A few practical realities about calling DES:
| Contact Method | Best For |
|---|---|
| Online portal (des.nc.gov) | Filing claims, weekly certifications, account issues |
| Phone (1-888-737-0259) | Status checks, holds, payment questions |
| Written correspondence | Formal appeals, document submission |
| In-person (NCWorks Career Centers) | In-person assistance, access to DES services locally |
NCWorks Career Centers — located throughout North Carolina — can provide in-person assistance for claimants who need help accessing DES services, including those without reliable internet access. These centers are part of the state's workforce development network and can connect claimants with DES resources directly.
When you call DES, the representative you reach is working from the information in your claim file. How your call goes — and what they can do for you — depends on several factors:
North Carolina's eligibility rules — including how your base period wages are calculated, what qualifies as good cause for leaving a job, and how many weeks of benefits you may be entitled to — are determined by state law and your specific work history. A call center representative can tell you what your claim status shows, but they don't make eligibility determinations.

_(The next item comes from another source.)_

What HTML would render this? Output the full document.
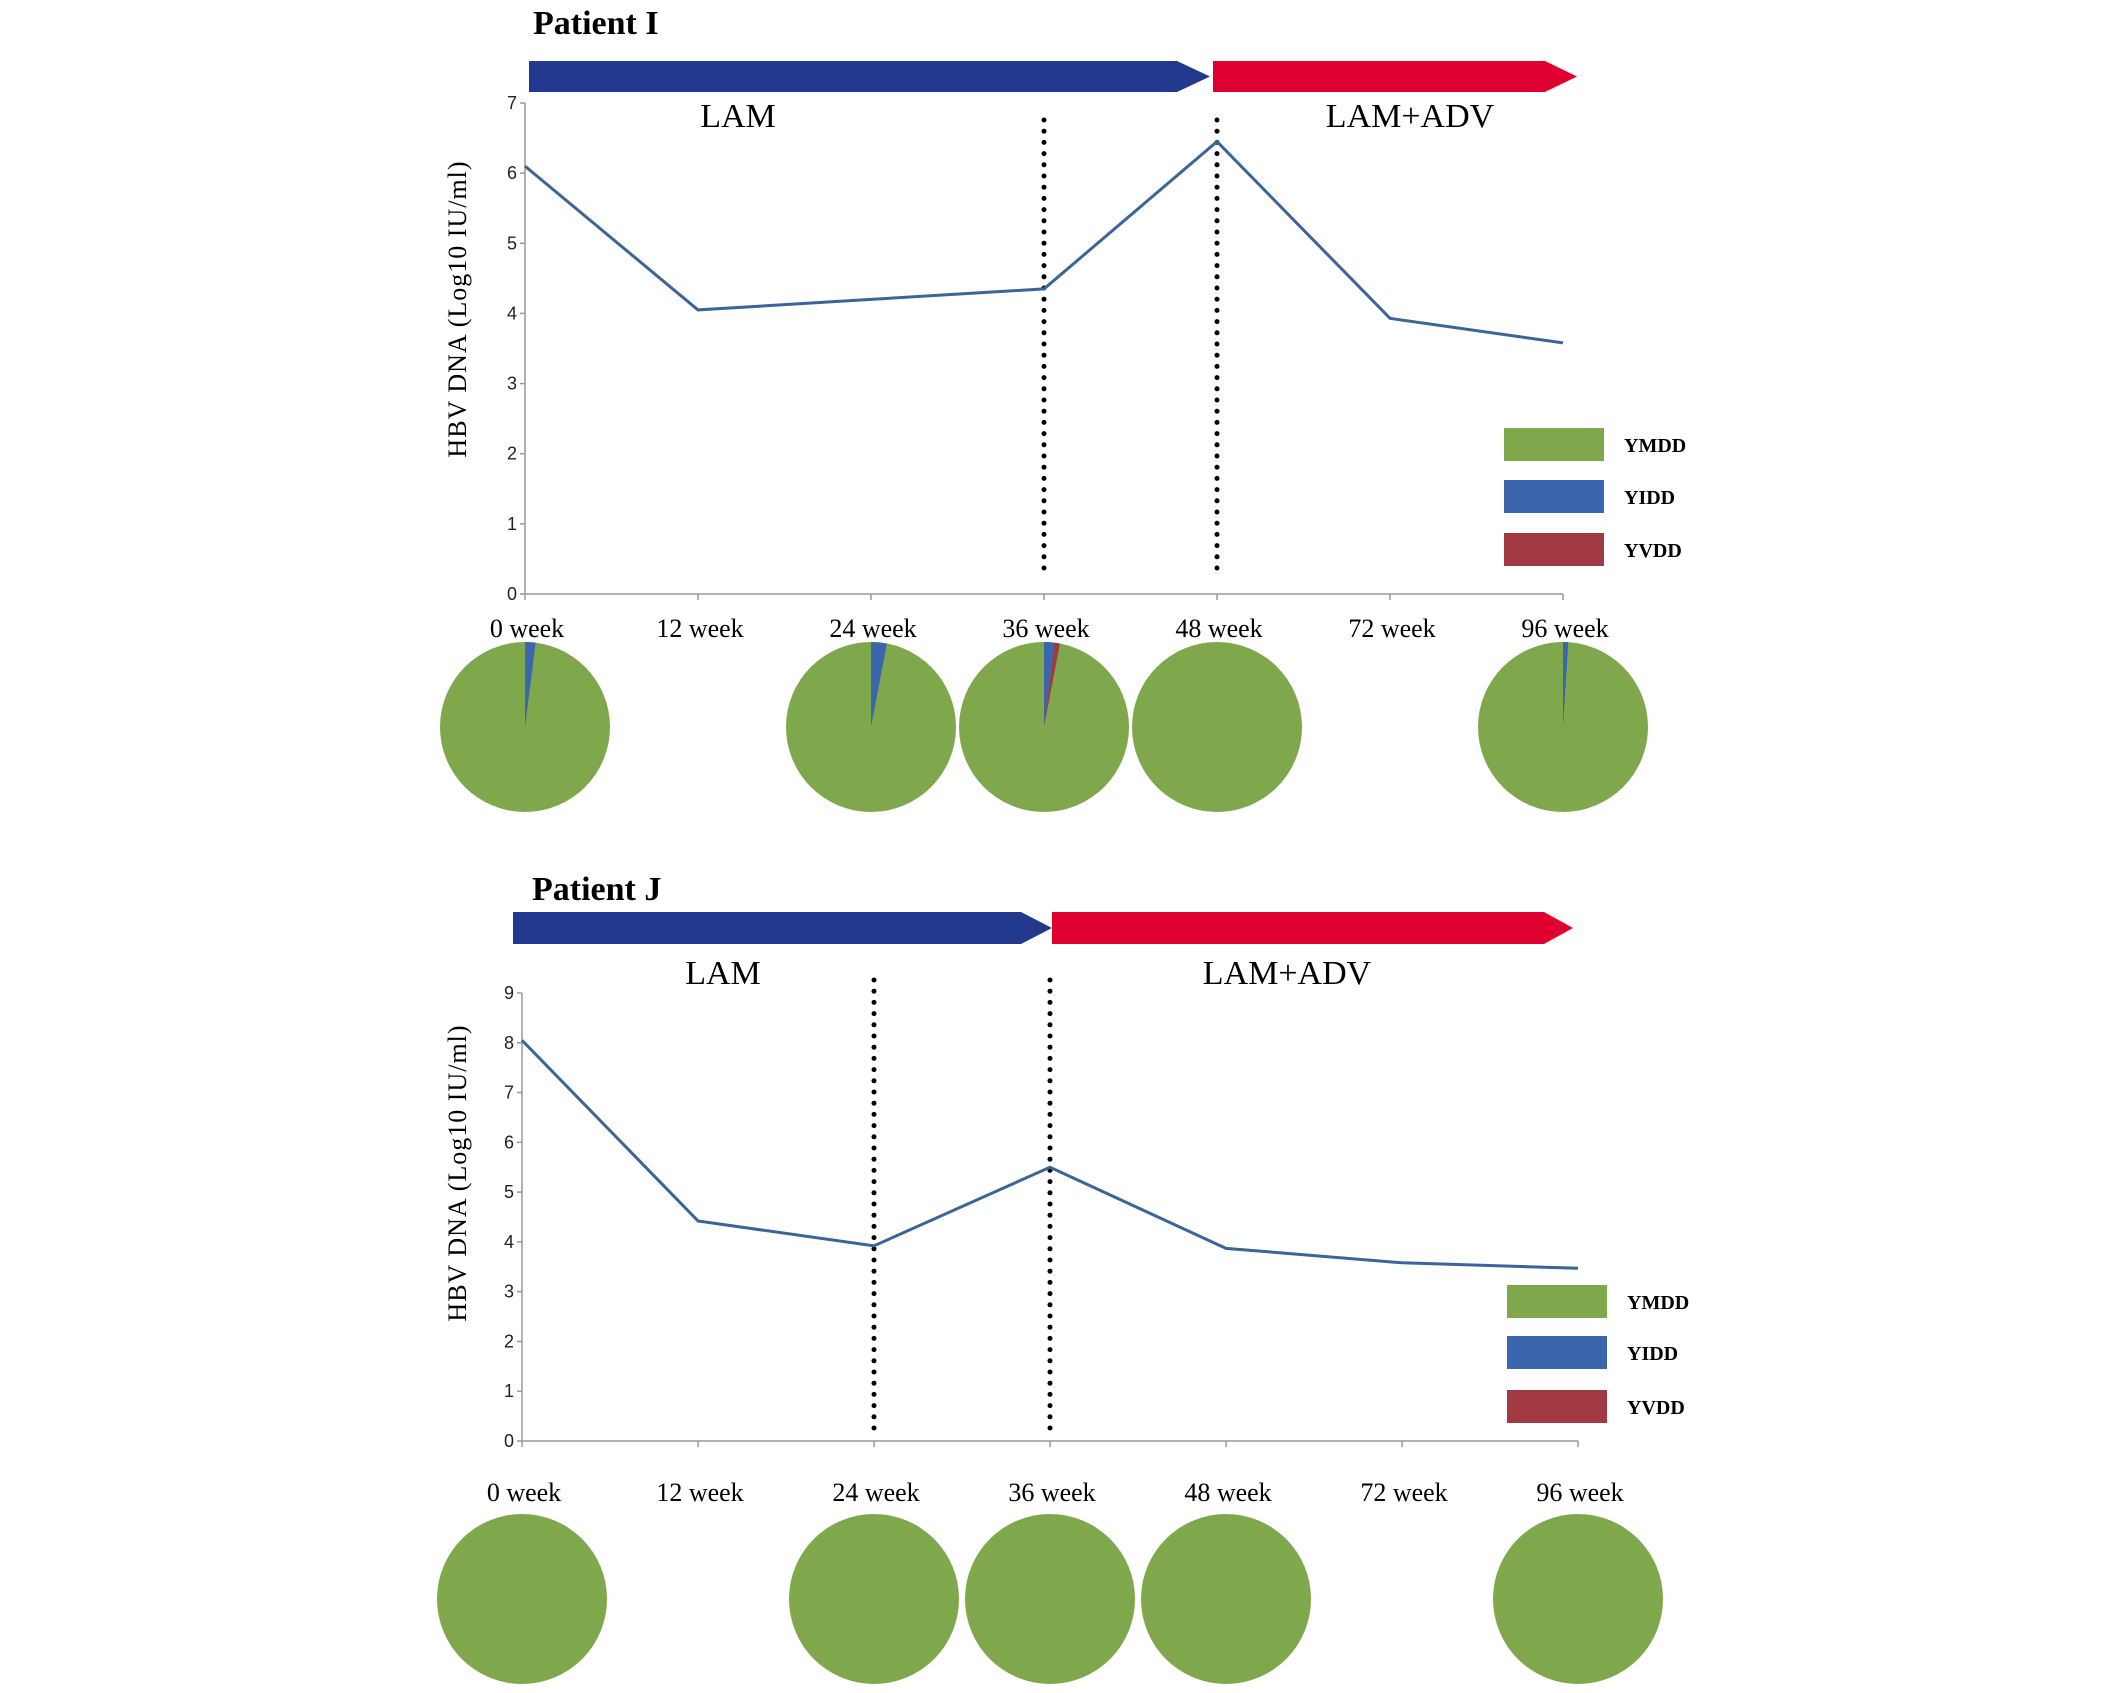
<!DOCTYPE html>
<html><head><meta charset="utf-8">
<style>
html,body{margin:0;padding:0;background:#fff;}
svg{display:block;}
.serif{font-family:"Liberation Serif",serif;}
.sans{font-family:"Liberation Sans",sans-serif;}
</style></head>
<body>
<svg id="fig" width="2126" height="1693" viewBox="0 0 2126 1693" xmlns="http://www.w3.org/2000/svg"></svg>
<script>
// ---- data ----
const weeks = ["0 week","12 week","24 week","36 week","48 week","72 week","96 week"];
const patientIValues = [6.1, 4.05, 4.2, 4.35, 6.45, 3.93, 3.58];
const patientJValues = [8.05, 4.42, 3.92, 5.5, 3.87, 3.58, 3.47];
const patientITicks = [0,1,2,3,4,5,6,7];
const patientJTicks = [0,1,2,3,4,5,6,7,8,9];
// pie fractions per week (null = no pie): YIDD, YVDD (rest YMDD)
const patientIYIDD = [0.02, null, 0.03, 0.02, 0, null, 0.01];
const patientIYVDD = [0, null, 0, 0.01, 0, null, 0];
const patientJYIDD = [0, null, 0, 0, 0, null, 0];
const patientJYVDD = [0, null, 0, 0, 0, null, 0];
const legendLabels = ["YMDD","YIDD","YVDD"];
const patientIDotted = [3,4];
const patientJDotted = [2,3];

const NS="http://www.w3.org/2000/svg";
const svg=document.getElementById('fig');
function mk(tag,attrs,parent){const e=document.createElementNS(NS,tag);for(const k in attrs)e.setAttribute(k,attrs[k]);(parent||svg).appendChild(e);return e;}
const GREEN="#7fa84c",BLUE="#3b66ad",RED="#a23a43",LINE="#3a6596";

function panel(cfg){
  const g=mk('g',{});
  
  
  const x0=cfg.x0,x1=cfg.x1,y0=cfg.y0,yTop=cfg.yTop,ymax=cfg.ymax;
  const xs=i=>x0+(x1-x0)*i/(weeks.length-1);
  const ys=v=>y0-(y0-yTop)*v/ymax;
  const t=mk('text',{x:cfg.titleX,y:cfg.titleY,'font-size':34,'font-weight':'bold',class:'serif',fill:'#000'},g);
  t.textContent=cfg.title;
  
  
  const a=cfg.arrows;
  const b=mk('polygon',{points:`${a.b0},${a.y1} ${a.bb},${a.y1} ${a.bt},${(a.y1+a.y2)/2} ${a.bb},${a.y2} ${a.b0},${a.y2}`,fill:'#22398f'},g);
  
  
  const r=mk('polygon',{points:`${a.r0},${a.y1} ${a.rb},${a.y1} ${a.rt},${(a.y1+a.y2)/2} ${a.rb},${a.y2} ${a.r0},${a.y2}`,fill:'#e0002f'},g);
  
  
  const l1=mk('text',{x:cfg.lamX,y:cfg.lamY,'font-size':34,class:'serif','text-anchor':'middle',fill:'#000'},g);
  l1.textContent='LAM';
  
  
  const l2=mk('text',{x:cfg.advX,y:cfg.lamY,'font-size':34,class:'serif','text-anchor':'middle',fill:'#000'},g);
  l2.textContent='LAM+ADV';
  
  
  const ya=mk('line',{x1:x0,y1:y0,x2:x0,y2:yTop,stroke:'#999','stroke-width':1.5},g);
  
  
  const xa=mk('line',{x1:x0,y1:y0,x2:x1,y2:y0,stroke:'#999','stroke-width':1.5},g);
  
  
  cfg.ticks.forEach(v=>{
    mk('line',{x1:x0-5,y1:ys(v),x2:x0,y2:ys(v),stroke:'#999','stroke-width':1.5},g);
    const tl=mk('text',{x:x0-8,y:ys(v)+6,'font-size':18,class:'sans','text-anchor':'end',fill:'#222'},g);
    tl.textContent=v;
    
    
  });
  weeks.forEach((w,i)=>{
    mk('line',{x1:xs(i),y1:y0,x2:xs(i),y2:y0+6,stroke:'#999','stroke-width':1.5},g);
    const wl=mk('text',{x:xs(i)+2,y:cfg.weekY,'font-size':26,class:'serif','text-anchor':'middle',fill:'#000'},g);
    wl.textContent=w;
    
    
  });
  const yt=mk('text',{x:0,y:0,'font-size':26,class:'serif','text-anchor':'middle',fill:'#000','letter-spacing':'1',transform:`translate(${cfg.yTitleX},${cfg.yTitleY}) rotate(-90)`},g);
  yt.textContent='HBV DNA (Log10 IU/ml)';
  
  
  cfg.dotted.forEach(i=>{
    const d=mk('line',{x1:xs(i),y1:cfg.dotTop,x2:xs(i),y2:cfg.dotBot,stroke:'#000','stroke-width':5,'stroke-linecap':'round','stroke-dasharray':'0 11.2'},g);
    
    
  });
  const pl=mk('polyline',{points:cfg.values.map((v,i)=>xs(i)+','+ys(v)).join(' '),fill:'none',stroke:LINE,'stroke-width':3},g);
  
  
  const cols=[GREEN,BLUE,RED];
  legendLabels.forEach((lab,k)=>{
    const by=cfg.legY[k];
    const rc=mk('rect',{x:cfg.legX,y:by,width:100,height:33,fill:cols[k]},g);
    
    
    const tx=mk('text',{x:cfg.legX+120,y:by+24,'font-size':20,'font-weight':'bold',class:'serif',fill:'#000'},g);
    tx.textContent=lab;
    
    
  });
  const R=85;
  weeks.forEach((w,i)=>{
    const yidd=cfg.yidd[i],yvdd=cfg.yvdd[i];
    if(yidd===null)return;
    const cx=xs(i),cy=cfg.pieY;
    const pg=mk('g',{},g);
    
    
    mk('circle',{cx:cx,cy:cy,r:R,fill:GREEN},pg);
    let start=0;
    [[yidd,BLUE],[yvdd,RED]].forEach(([f,c])=>{
      if(f>0){
        const a0=start*2*Math.PI,a1=(start+f)*2*Math.PI;
        const p=`M${cx},${cy} L${cx+R*Math.sin(a0)},${cy-R*Math.cos(a0)} A${R},${R} 0 0 1 ${cx+R*Math.sin(a1)},${cy-R*Math.cos(a1)} Z`;
        mk('path',{d:p,fill:c},pg);
        start+=f;
      }
    });
  });
}

panel({id:'patient-i',title:'Patient I',titleX:533,titleY:34,
  arrows:{b0:529,bb:1177,bt:1210,r0:1213,rb:1545,rt:1577,y1:61,y2:92},
  lamX:738,lamY:127,advX:1410,
  x0:525,x1:1563,y0:594,yTop:103,ymax:7,ticks:patientITicks,values:patientIValues,
  weekY:637,yTitleX:466,yTitleY:309,dotted:patientIDotted,dotTop:120,dotBot:570,
  legX:1504,legY:[428,480,533],yidd:patientIYIDD,yvdd:patientIYVDD,pieY:727});

panel({id:'patient-j',title:'Patient J',titleX:532,titleY:900,
  arrows:{b0:513,bb:1021,bt:1052,r0:1052,rb:1544,rt:1573,y1:912,y2:944},
  lamX:723,lamY:984,advX:1287,
  x0:522,x1:1578,y0:1441,yTop:993,ymax:9,ticks:patientJTicks,values:patientJValues,
  weekY:1501,yTitleX:466,yTitleY:1173,dotted:patientJDotted,dotTop:980,dotBot:1428,
  legX:1507,legY:[1285,1336,1390],yidd:patientJYIDD,yvdd:patientJYVDD,pieY:1599});
</script>
</body></html>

Those are made by adjudicators reviewing the facts of each case.
If you've received a Notice of Determination denying your claim or reducing your benefits, the phone line is a useful starting point to understand what happened — but it won't resolve the decision. North Carolina provides a formal appeals process for claimants who disagree with a determination. Appeals must be filed within a specific window noted on the determination letter, and missing that deadline can affect your options.
What that process looks like, how long it takes, and what outcome is possible depends entirely on the specific facts of your claim, your separation circumstances, your wage history, and how North Carolina's rules apply to your case.